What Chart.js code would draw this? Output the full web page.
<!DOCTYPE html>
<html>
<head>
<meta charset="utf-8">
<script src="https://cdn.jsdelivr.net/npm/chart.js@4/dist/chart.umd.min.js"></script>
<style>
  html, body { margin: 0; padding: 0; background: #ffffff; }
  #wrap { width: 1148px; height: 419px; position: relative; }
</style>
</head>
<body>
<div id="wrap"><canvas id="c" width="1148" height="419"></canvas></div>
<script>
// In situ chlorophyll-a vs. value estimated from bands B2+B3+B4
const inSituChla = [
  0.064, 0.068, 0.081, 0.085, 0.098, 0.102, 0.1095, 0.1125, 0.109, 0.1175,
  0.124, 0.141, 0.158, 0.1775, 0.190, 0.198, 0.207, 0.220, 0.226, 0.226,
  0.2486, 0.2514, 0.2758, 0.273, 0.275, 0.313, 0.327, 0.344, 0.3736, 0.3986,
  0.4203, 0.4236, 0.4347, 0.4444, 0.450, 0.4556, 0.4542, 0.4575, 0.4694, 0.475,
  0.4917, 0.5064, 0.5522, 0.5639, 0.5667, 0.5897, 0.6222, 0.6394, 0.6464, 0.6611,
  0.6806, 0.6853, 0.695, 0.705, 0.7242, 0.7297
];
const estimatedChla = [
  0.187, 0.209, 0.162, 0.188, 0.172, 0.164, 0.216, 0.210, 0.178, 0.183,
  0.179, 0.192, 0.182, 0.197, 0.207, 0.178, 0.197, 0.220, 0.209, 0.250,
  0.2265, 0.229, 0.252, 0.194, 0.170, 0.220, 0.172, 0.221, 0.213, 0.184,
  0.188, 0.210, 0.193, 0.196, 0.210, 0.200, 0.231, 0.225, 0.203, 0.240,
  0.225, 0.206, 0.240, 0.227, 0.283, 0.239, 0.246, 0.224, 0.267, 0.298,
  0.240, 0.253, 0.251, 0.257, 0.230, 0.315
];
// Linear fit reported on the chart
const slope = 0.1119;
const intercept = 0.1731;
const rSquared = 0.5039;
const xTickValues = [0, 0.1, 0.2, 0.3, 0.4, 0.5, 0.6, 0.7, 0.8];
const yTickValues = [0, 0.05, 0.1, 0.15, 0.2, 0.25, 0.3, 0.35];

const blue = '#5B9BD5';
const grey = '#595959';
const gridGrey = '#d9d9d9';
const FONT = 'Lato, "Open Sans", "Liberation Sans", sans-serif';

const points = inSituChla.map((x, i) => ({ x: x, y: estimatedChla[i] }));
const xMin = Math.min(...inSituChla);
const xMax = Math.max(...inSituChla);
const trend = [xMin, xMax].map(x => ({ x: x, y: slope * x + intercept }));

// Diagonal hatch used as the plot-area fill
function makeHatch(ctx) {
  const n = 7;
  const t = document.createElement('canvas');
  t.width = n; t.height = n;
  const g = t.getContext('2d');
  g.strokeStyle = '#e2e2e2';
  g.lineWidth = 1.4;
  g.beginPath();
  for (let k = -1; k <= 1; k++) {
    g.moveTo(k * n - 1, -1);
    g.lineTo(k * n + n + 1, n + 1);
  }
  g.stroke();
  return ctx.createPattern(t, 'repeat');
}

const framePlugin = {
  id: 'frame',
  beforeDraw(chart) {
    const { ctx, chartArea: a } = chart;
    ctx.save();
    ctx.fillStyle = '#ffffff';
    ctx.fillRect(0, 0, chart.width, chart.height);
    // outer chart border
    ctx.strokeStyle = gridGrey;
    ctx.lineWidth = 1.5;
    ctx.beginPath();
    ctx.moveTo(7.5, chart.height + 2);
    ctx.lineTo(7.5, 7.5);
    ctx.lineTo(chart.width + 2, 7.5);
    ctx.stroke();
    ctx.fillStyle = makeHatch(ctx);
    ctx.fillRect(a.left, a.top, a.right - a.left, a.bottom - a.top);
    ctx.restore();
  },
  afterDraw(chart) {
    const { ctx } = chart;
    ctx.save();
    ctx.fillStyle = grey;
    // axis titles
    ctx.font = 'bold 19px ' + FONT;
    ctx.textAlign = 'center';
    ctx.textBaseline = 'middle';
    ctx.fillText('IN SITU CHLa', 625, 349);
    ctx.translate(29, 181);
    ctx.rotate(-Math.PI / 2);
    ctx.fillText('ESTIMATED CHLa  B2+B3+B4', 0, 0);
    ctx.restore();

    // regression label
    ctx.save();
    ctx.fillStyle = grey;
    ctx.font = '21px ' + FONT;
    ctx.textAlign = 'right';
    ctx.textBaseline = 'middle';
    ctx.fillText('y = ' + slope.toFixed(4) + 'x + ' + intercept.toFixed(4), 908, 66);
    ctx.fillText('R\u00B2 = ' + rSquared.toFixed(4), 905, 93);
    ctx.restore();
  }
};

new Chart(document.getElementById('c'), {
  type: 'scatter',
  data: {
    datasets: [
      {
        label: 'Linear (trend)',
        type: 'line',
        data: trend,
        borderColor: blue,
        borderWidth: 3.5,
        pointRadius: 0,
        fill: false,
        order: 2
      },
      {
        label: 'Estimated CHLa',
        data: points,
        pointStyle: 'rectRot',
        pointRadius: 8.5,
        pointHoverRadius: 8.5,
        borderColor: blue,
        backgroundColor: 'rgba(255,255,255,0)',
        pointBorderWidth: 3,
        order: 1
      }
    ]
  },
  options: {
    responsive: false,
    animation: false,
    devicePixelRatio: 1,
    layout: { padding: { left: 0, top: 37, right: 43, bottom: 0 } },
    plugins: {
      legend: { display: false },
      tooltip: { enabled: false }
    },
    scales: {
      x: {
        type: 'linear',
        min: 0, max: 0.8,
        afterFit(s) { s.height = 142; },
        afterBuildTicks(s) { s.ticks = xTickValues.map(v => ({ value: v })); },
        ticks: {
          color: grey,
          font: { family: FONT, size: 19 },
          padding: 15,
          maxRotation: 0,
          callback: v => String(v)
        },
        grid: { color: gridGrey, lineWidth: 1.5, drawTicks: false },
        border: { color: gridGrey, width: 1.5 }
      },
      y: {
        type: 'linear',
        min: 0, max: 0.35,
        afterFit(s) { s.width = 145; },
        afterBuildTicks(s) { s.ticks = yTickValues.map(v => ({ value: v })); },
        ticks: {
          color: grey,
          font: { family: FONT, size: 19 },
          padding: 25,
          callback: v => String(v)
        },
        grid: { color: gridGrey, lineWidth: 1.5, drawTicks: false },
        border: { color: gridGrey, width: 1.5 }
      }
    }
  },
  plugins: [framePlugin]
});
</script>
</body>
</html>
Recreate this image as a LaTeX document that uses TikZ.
______
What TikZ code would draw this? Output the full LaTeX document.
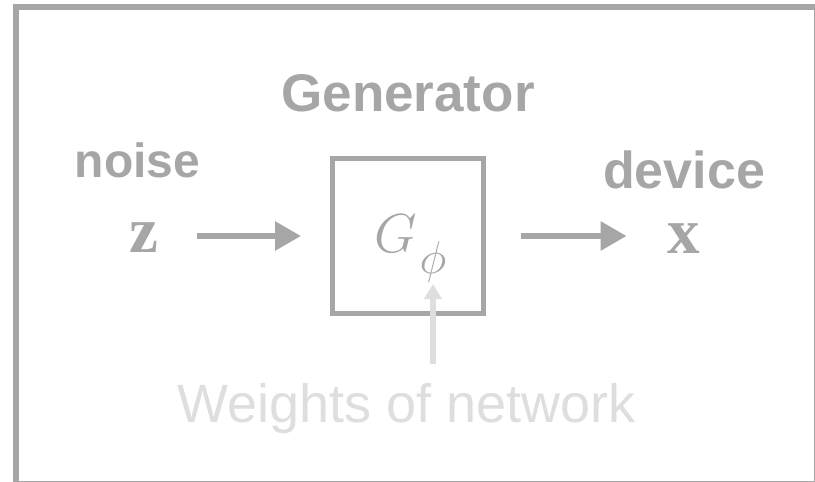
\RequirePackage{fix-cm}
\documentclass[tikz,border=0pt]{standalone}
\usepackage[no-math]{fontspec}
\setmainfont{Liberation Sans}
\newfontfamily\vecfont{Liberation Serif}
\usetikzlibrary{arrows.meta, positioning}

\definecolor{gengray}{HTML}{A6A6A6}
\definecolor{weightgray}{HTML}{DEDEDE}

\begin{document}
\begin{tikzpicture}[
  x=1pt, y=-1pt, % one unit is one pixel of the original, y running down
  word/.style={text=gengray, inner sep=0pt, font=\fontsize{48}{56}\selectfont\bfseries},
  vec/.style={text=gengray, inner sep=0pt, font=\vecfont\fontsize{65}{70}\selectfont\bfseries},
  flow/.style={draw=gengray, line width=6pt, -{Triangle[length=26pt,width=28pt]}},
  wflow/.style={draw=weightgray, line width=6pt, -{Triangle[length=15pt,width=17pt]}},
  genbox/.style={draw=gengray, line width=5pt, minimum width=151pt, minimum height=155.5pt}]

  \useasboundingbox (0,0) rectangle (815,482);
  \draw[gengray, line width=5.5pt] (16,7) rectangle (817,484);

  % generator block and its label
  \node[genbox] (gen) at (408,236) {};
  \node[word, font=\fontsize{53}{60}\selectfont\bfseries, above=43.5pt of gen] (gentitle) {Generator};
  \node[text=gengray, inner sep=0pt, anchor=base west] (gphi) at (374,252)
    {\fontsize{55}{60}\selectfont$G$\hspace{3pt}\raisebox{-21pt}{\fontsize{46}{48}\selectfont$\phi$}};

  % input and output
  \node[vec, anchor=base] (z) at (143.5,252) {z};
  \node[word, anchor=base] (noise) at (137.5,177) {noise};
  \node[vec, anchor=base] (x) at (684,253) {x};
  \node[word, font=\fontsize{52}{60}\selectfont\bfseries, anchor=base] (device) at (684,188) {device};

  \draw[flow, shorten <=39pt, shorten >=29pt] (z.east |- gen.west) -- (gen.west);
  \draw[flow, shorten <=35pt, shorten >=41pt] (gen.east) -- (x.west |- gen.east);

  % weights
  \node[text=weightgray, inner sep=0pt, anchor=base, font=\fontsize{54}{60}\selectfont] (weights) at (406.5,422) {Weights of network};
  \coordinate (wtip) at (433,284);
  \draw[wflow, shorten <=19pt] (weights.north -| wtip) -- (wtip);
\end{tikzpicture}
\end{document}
______
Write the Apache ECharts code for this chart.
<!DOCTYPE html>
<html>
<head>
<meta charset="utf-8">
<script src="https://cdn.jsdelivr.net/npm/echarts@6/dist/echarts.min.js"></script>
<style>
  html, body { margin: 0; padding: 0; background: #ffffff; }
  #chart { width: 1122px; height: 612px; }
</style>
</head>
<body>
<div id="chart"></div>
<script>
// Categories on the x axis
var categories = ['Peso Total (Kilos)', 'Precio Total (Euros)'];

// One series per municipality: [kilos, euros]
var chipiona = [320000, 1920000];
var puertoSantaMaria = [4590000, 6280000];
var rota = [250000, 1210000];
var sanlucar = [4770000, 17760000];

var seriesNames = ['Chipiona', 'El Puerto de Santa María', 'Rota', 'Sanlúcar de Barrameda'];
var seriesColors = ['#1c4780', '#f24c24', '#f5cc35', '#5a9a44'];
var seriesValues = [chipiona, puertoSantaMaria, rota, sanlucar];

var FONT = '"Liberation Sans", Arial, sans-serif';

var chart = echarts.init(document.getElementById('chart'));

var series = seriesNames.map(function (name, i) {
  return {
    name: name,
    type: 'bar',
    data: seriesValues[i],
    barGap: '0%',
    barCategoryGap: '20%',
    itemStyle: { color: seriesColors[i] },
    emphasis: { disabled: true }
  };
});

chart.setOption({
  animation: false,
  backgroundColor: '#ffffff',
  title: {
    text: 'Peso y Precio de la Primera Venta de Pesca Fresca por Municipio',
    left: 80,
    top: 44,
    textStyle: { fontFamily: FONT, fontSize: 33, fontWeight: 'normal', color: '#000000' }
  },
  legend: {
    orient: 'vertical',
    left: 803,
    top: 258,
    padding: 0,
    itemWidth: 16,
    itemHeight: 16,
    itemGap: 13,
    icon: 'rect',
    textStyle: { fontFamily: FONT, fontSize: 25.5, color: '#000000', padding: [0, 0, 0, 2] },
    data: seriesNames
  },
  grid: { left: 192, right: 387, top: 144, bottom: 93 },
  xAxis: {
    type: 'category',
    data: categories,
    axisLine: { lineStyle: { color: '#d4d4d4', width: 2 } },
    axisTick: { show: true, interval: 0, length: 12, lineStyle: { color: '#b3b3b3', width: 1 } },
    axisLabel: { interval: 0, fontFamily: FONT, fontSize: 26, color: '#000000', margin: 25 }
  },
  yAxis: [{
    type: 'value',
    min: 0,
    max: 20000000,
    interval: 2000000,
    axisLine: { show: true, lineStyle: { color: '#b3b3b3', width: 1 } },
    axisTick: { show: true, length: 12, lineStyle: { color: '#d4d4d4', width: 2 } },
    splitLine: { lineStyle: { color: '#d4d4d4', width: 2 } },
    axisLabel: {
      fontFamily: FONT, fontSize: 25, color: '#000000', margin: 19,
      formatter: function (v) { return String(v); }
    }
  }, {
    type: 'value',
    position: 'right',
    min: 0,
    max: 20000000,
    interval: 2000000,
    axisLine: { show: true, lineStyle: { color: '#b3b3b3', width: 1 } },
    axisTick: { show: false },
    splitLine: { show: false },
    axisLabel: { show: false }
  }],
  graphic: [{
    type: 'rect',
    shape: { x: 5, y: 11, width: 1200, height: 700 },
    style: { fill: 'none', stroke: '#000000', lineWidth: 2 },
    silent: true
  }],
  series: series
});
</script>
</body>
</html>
______
What you should do: Reproduce, starting at the line containing "What TikZ code" and stopping after the line containing "line width=5pt, minimum", each of those lines exactly and no others; leave pictures out.

Full solution:
What TikZ code would draw this? Output the full LaTeX document.
\RequirePackage{fix-cm}
\documentclass[tikz,border=0pt]{standalone}
\usepackage[no-math]{fontspec}
\setmainfont{Liberation Sans}
\newfontfamily\vecfont{Liberation Serif}
\usetikzlibrary{arrows.meta, positioning}

\definecolor{gengray}{HTML}{A6A6A6}
\definecolor{weightgray}{HTML}{DEDEDE}

\begin{document}
\begin{tikzpicture}[
  x=1pt, y=-1pt, % one unit is one pixel of the original, y running down
  word/.style={text=gengray, inner sep=0pt, font=\fontsize{48}{56}\selectfont\bfseries},
  vec/.style={text=gengray, inner sep=0pt, font=\vecfont\fontsize{65}{70}\selectfont\bfseries},
  flow/.style={draw=gengray, line width=6pt, -{Triangle[length=26pt,width=28pt]}},
  wflow/.style={draw=weightgray, line width=6pt, -{Triangle[length=15pt,width=17pt]}},
  genbox/.style={draw=gengray, line width=5pt, minimum width=151pt, minimum height=155.5pt}]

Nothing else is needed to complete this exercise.